18 Eylül 2010 Cumartesi

“EYLEMSİZLİK KARARI” VE SONRASI



Mustafa Elveren (Em.Öğrt)
mustafaelveren@gmail.com


PKK’nin “silahların susması, şiddetin siyasal bir sürece evrilmesi“ için tek taraflı olarak ilan ettiği “Eylemsizlik Kararı” 20 Eylül’de sona eriyor.

Bu güne kadar “Eylemsizlik Kararı” devletin en önemli kurumlarından biri olan Hükümet tarafından yeterince karşılık verildi mi? Yine bu süre içerisinde başta sivil toplum kuruluşları olmak üzere, Türkiyeli aydın ve akademisyenler barış için yüklendikleri görevi tam olarak yerine getirebildiler mi? Bu soruları daha da çoğaltabiliriz.

Söz konusu “Eylemsizlik Kararı” bu satırları yazdığım ana kadar karşılık bulmuş değildir. Taraflar arasında dolaylı ya da gizli olarak barış görüşmeleri konusunda herhangi bir çalışmanın olup, olmadığını bilmiyorum. Ancak, “Kirli savaş”ın en önemli ayaklarından biri olan askeri operasyonlar halen hız kesmeden devam etmektedir.

PKK tarafından; “Askeri oparasyonların durması halinde eylemsizlik kararının uzayacağı“na ilişkin yapılan açıklamalara rağmen oparasyonlar devam etti ve yine bir çok gencimiz yaşamını yitirdi. Ne yazık ki, Kürt ve Türk evlerine ateş düşmeye hala devam ediyor.

Halbuki, askeri operasyonların durması durumunda ve bazı iyi niyetli adımların atılmasıyla bu “Eylemsizlik Kararı”nı uzatmak mümkündür. Aksi halde önümüzdeki dönemde de maalesef şiddetin devam edeceğini görmemek için kör olmak lazımdır.

Ancak, referandumdan hemen sonra (Bu satırları yazdığım sıralarda) 2008 Nobel Barış Ödülü'nü alan Finlandiya'nın eski Cumhurbaşkanı Martti Ahtisaari başkanlığındaki bir heyetin (Bağımsız Türkiye Komisyonu) Diyarbakır'da çeşitli sivil toplum kuruluşları ile bazı siyasi çevrelerle görüşmeler yapması olumlu bir adım olarak kabul edilebilir.

Esasen akan kanın durması ve sorunun daha kolay çözülebilmesi için iç dinamiklerin devreye girmesi daha gerçekçi olur.

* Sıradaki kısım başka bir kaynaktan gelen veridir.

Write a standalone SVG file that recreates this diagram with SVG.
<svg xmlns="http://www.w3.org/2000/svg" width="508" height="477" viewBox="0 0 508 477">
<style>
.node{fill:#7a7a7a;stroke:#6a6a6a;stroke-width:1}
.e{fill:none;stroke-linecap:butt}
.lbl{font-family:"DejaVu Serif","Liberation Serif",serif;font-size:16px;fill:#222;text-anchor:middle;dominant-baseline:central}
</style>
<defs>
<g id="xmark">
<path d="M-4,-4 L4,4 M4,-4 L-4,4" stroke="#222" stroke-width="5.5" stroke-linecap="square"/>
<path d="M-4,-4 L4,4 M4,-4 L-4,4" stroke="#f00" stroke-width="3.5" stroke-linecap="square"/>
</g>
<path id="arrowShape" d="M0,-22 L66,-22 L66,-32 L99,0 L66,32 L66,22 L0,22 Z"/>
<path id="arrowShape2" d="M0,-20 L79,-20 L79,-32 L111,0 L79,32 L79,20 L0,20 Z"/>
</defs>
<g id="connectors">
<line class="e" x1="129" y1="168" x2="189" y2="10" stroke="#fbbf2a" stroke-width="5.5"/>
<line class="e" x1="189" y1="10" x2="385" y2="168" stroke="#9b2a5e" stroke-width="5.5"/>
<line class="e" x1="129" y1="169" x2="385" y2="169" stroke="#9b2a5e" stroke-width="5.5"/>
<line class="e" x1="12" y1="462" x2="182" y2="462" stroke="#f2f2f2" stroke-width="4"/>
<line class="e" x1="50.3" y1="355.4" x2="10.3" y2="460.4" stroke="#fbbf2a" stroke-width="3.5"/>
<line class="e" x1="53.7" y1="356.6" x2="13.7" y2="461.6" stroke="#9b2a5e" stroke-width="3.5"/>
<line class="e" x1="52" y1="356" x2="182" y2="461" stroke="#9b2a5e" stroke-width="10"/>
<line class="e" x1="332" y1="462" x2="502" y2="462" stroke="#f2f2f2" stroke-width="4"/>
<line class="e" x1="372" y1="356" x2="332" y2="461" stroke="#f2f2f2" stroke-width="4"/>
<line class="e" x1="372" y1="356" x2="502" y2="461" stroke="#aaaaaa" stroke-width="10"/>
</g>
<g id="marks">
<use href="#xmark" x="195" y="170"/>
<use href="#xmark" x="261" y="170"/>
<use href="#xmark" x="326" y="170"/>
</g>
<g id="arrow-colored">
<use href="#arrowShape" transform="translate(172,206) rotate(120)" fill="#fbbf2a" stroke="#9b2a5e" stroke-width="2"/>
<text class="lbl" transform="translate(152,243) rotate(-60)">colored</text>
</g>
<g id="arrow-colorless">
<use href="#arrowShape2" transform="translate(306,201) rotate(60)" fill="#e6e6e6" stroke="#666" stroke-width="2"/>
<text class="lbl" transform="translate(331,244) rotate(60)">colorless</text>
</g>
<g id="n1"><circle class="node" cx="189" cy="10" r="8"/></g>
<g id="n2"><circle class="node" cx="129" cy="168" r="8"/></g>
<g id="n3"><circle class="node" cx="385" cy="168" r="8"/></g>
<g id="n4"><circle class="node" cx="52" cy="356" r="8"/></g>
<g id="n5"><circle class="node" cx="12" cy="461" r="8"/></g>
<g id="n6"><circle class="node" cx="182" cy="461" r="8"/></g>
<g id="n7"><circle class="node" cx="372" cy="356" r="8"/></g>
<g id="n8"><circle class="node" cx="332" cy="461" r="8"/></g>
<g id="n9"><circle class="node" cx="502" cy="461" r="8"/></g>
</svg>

Bence iç dinamiklerin harekete geçmesinin tam zamanıdır.

“Demokratik Cumhuriyet” ya da Türkiye koşullarına biraz daha içeriği uyarlanmış “Demokratik Özerklik” gibi Dünya’nın birçok ülkesinde genellikle sorunsuzca işleyen bir sistemin Türkiye için önemli bir şans olduğunu düşünüyorum. (Bu konuda ayrıca bir makale hazırlamaya çalışıyorum)

Eğer AkParti Hükümeti Kürt sorununu demokratik çözümünü sağlayabilirse, Türkiye Avrupa Birliği’nin ve Ortadoğu’nun en büyük gücü hatta lideri durumuna gelir. Sorunu çözen Başbakan da Dünya’da büyük bir kahraman lider olarak tarihte yerini alacaktır. Kürt sorununun çözülmesiyle birlikte benzer diğer sorunların (Alevi, azınlıklar, türban vs) bu soruna bağlı olduğu görülecektir ve çözümü de daha kolay olacaktır. Fakat, bunları AKParti Hükümeti’den beklemek bence hayal olur. Keşke ben yanılayım ve bu hükümetten binlerce defa özür dileyeyim.
İHD ile bilinen bir kaç duyarlı aydın ve akademisyen dışında bu sürece cevap veren STK ve akademisyenlere pek rastlamadım. Türkiye gündemini elinde bulunduran Basın-Yayın kuruluşları ve bu kuruluşların liberal, sol, her sıfattaki demokratları sorunun çüzümü için mutlaka taşın altına elini koymalıdır. Yani her kuruluş ve kişi kendinden biraz fedekarlık yapması şarttır.

Askeri operasyonların durdurulması, cezaevlerinde tamamen siyasi amaçla tutulduğu anlaşılan Kürt siyasetçilerin serbest bırakılması gibi çok basit bir-iki olumlu adım atılarak PKK’nin tek taraflı olarak başlattığı “Eylemsizlik Kararı”nın uzatılması mutlaka sağlanmalıdır.

Aksi halde Türk ve Kürt evlerine ateş düşmeye devam edecektir ve bu ateş bir gün tüm ülkeyi yakabilir. Bunu şimdi önleyemezsek, yarın çok geç olabilir.